Short task: Leaving out every picture, quote the data below exactly as it appears.
[Start Supplied material]
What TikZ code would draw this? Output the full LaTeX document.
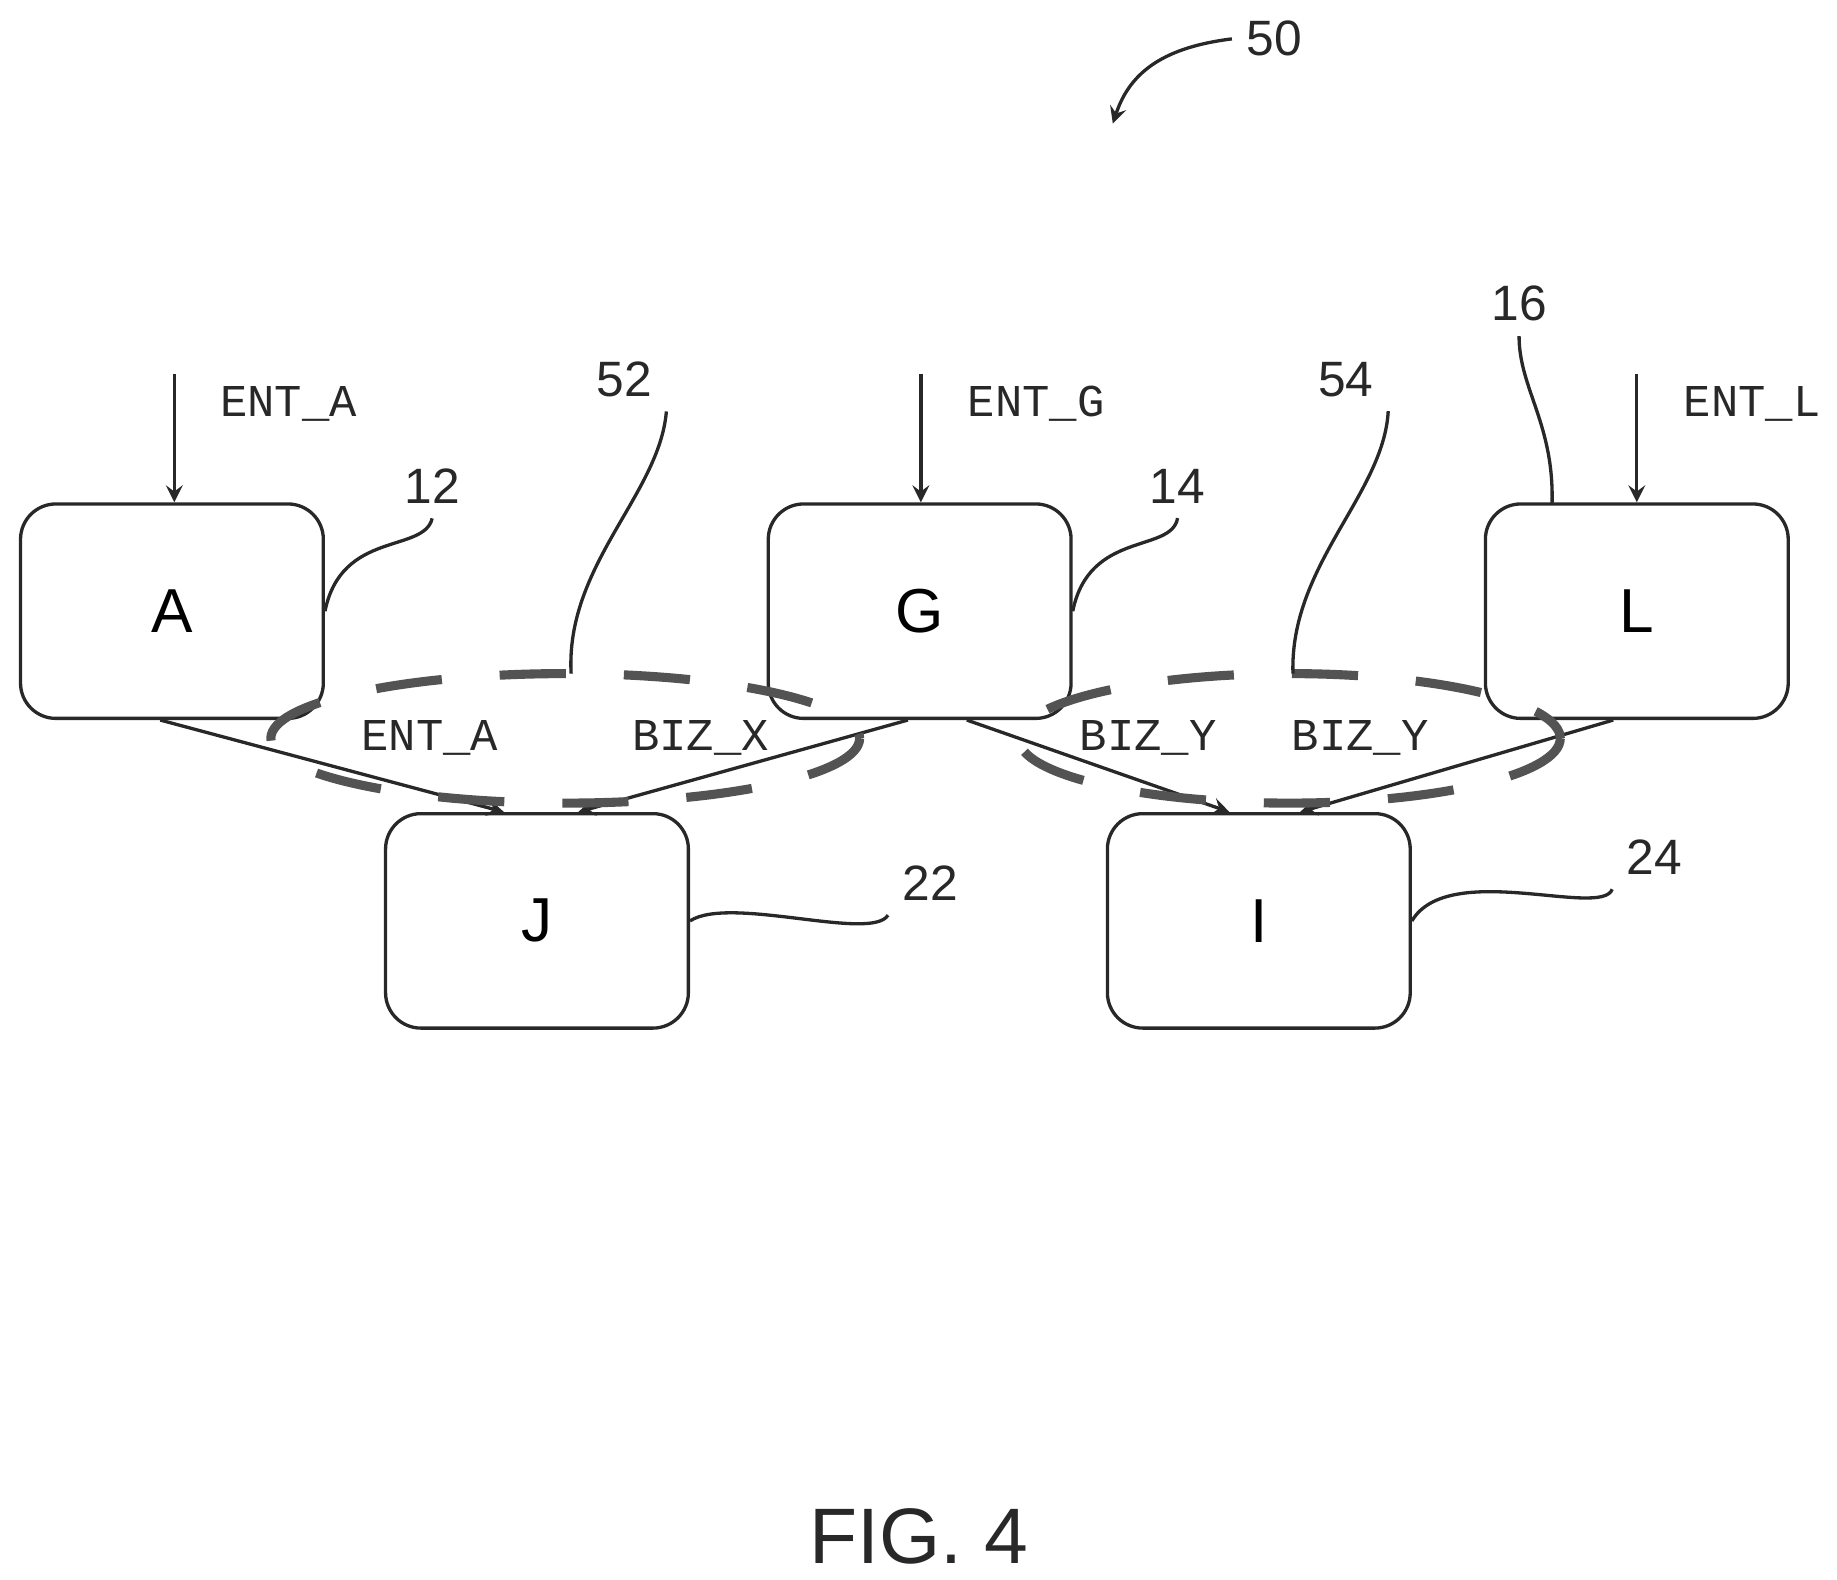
\documentclass[tikz,border=0pt]{standalone}
\usepackage{fontspec}
\setmainfont{Liberation Sans}
\setmonofont{Liberation Mono}
\usetikzlibrary{positioning,arrows}
\definecolor{ink}{RGB}{40,40,40}
\tikzstyle{arrow} = [
    thick,
    -stealth,
    draw=ink
]
\tikzstyle{box} = [
    rectangle,
    rounded corners=3mm,
    minimum width=2.57cm,
    minimum height=1.82cm,
    draw=ink,
    thick,
    font=\fontsize{15}{15}\selectfont
]
\begin{document}
\begin{tikzpicture}[
                x=0.01cm, y=-0.01cm,
                flow/.style={font=\ttfamily\fontsize{11}{11}\selectfont, text=ink},
                ref/.style={font=\fontsize{12}{12}\selectfont, text=ink},
                lead/.style={draw=ink, thick},
                group/.style={draw=ink!80, line width=2.2pt, dash pattern=on 16pt off 14pt}
            ]
                \useasboundingbox (0,0) rectangle (1560,1341);
                \node[box] (A) at (146,519) {A};
                \node[box] (G) at (781,519) {G};
                \node[box] (L) at (1390,519) {L};
                \node[box] (J) at (456,782) {J};
                \node[box] (I) at (1069,782) {I};
                % incoming entities
                \coordinate (inA) at (148,318);
                \coordinate (inG) at (782,318);
                \coordinate (inL) at (1390,318);
                \draw[arrow] (inA) -- (A.north -| inA);
                \draw[arrow] (inG) -- (G.north -| inG);
                \draw[arrow] (inL) -- (L.north -| inL);
                \node[flow] (entA) at (245,343) {ENT\_A};
                \node[flow] (entG) at (880,343) {ENT\_G};
                \node[flow] (entL) at (1488,343) {ENT\_L};
                % flows to J and I
                \draw[arrow] ([xshift=1.2cm]A.south west) -- ([xshift=-0.28cm]J.north);
                \draw[arrow] ([xshift=-0.1cm]G.south) -- ([xshift=0.35cm]J.north);
                \draw[arrow] ([xshift=0.4cm]G.south) -- ([xshift=-0.25cm]I.north);
                \draw[arrow] ([xshift=-0.2cm]L.south) -- ([xshift=0.35cm]I.north);
                \node[flow] (fA) at (365,627) {ENT\_A};
                \node[flow] (fX) at (595,627) {BIZ\_X};
                \node[flow] (fY1) at (975,627) {BIZ\_Y};
                \node[flow] (fY2) at (1155,627) {BIZ\_Y};
                % groups
                \draw[group] (480,627) ellipse [x radius=250, y radius=55];
                \draw[group] (1095,627) ellipse [x radius=230, y radius=55];
                % reference numerals
                \node[ref] (n50) at (1082,33) {50};
                \node[ref] (n52) at (530,322) {52};
                \node[ref] (n54) at (1143,322) {54};
                \node[ref] (n16) at (1290,258) {16};
                \node[ref] (n12) at (367,413) {12};
                \node[ref] (n14) at (1000,413) {14};
                \node[ref] (n22) at (790,750) {22};
                \node[ref] (n24) at (1405,728) {24};
                \coordinate (g52) at (485,572);
                \coordinate (g54) at (1098,572);
                \coordinate (g16) at (1318,428);
                \draw[lead] (n52.south east) .. controls (560,420) and (480,480) .. (g52);
                \draw[lead] (n54.south east) .. controls (1175,420) and (1095,480) .. (g54);
                \draw[lead] (n16.south) .. controls (1290,330) and (1320,360) .. (g16);
                \draw[lead] (n12.south) .. controls (360,470) and (290,450) .. (A.east);
                \draw[lead] (n14.south) .. controls (995,470) and (925,450) .. (G.east);
                \draw[lead] (n22.south west) .. controls (740,800) and (620,760) .. (J.east);
                \draw[lead] (n24.south west) .. controls (1360,780) and (1230,730) .. (I.east);
                \draw[arrow] (n50.west) .. controls (990,40) and (960,60) .. (945,105);
                \node[font=\fontsize{19}{19}\selectfont, text=ink] (fig) at (780,1305) {FIG. 4};
            \end{tikzpicture}
\end{document}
[End Supplied material]
Complete output:
What TikZ code would draw this? Output the full LaTeX document.
\documentclass[tikz,border=0pt]{standalone}
\usepackage{fontspec}
\setmainfont{Liberation Sans}
\setmonofont{Liberation Mono}
\usetikzlibrary{positioning,arrows}
\definecolor{ink}{RGB}{40,40,40}
\tikzstyle{arrow} = [
    thick,
    -stealth,
    draw=ink
]
\tikzstyle{box} = [
    rectangle,
    rounded corners=3mm,
    minimum width=2.57cm,
    minimum height=1.82cm,
    draw=ink,
    thick,
    font=\fontsize{15}{15}\selectfont
]
\begin{document}
\begin{tikzpicture}[
                x=0.01cm, y=-0.01cm,
                flow/.style={font=\ttfamily\fontsize{11}{11}\selectfont, text=ink},
                ref/.style={font=\fontsize{12}{12}\selectfont, text=ink},
                lead/.style={draw=ink, thick},
                group/.style={draw=ink!80, line width=2.2pt, dash pattern=on 16pt off 14pt}
            ]
                \useasboundingbox (0,0) rectangle (1560,1341);
                \node[box] (A) at (146,519) {A};
                \node[box] (G) at (781,519) {G};
                \node[box] (L) at (1390,519) {L};
                \node[box] (J) at (456,782) {J};
                \node[box] (I) at (1069,782) {I};
                % incoming entities
                \coordinate (inA) at (148,318);
                \coordinate (inG) at (782,318);
                \coordinate (inL) at (1390,318);
                \draw[arrow] (inA) -- (A.north -| inA);
                \draw[arrow] (inG) -- (G.north -| inG);
                \draw[arrow] (inL) -- (L.north -| inL);
                \node[flow] (entA) at (245,343) {ENT\_A};
                \node[flow] (entG) at (880,343) {ENT\_G};
                \node[flow] (entL) at (1488,343) {ENT\_L};
                % flows to J and I
                \draw[arrow] ([xshift=1.2cm]A.south west) -- ([xshift=-0.28cm]J.north);
                \draw[arrow] ([xshift=-0.1cm]G.south) -- ([xshift=0.35cm]J.north);
                \draw[arrow] ([xshift=0.4cm]G.south) -- ([xshift=-0.25cm]I.north);
                \draw[arrow] ([xshift=-0.2cm]L.south) -- ([xshift=0.35cm]I.north);
                \node[flow] (fA) at (365,627) {ENT\_A};
                \node[flow] (fX) at (595,627) {BIZ\_X};
                \node[flow] (fY1) at (975,627) {BIZ\_Y};
                \node[flow] (fY2) at (1155,627) {BIZ\_Y};
                % groups
                \draw[group] (480,627) ellipse [x radius=250, y radius=55];
                \draw[group] (1095,627) ellipse [x radius=230, y radius=55];
                % reference numerals
                \node[ref] (n50) at (1082,33) {50};
                \node[ref] (n52) at (530,322) {52};
                \node[ref] (n54) at (1143,322) {54};
                \node[ref] (n16) at (1290,258) {16};
                \node[ref] (n12) at (367,413) {12};
                \node[ref] (n14) at (1000,413) {14};
                \node[ref] (n22) at (790,750) {22};
                \node[ref] (n24) at (1405,728) {24};
                \coordinate (g52) at (485,572);
                \coordinate (g54) at (1098,572);
                \coordinate (g16) at (1318,428);
                \draw[lead] (n52.south east) .. controls (560,420) and (480,480) .. (g52);
                \draw[lead] (n54.south east) .. controls (1175,420) and (1095,480) .. (g54);
                \draw[lead] (n16.south) .. controls (1290,330) and (1320,360) .. (g16);
                \draw[lead] (n12.south) .. controls (360,470) and (290,450) .. (A.east);
                \draw[lead] (n14.south) .. controls (995,470) and (925,450) .. (G.east);
                \draw[lead] (n22.south west) .. controls (740,800) and (620,760) .. (J.east);
                \draw[lead] (n24.south west) .. controls (1360,780) and (1230,730) .. (I.east);
                \draw[arrow] (n50.west) .. controls (990,40) and (960,60) .. (945,105);
                \node[font=\fontsize{19}{19}\selectfont, text=ink] (fig) at (780,1305) {FIG. 4};
            \end{tikzpicture}
\end{document}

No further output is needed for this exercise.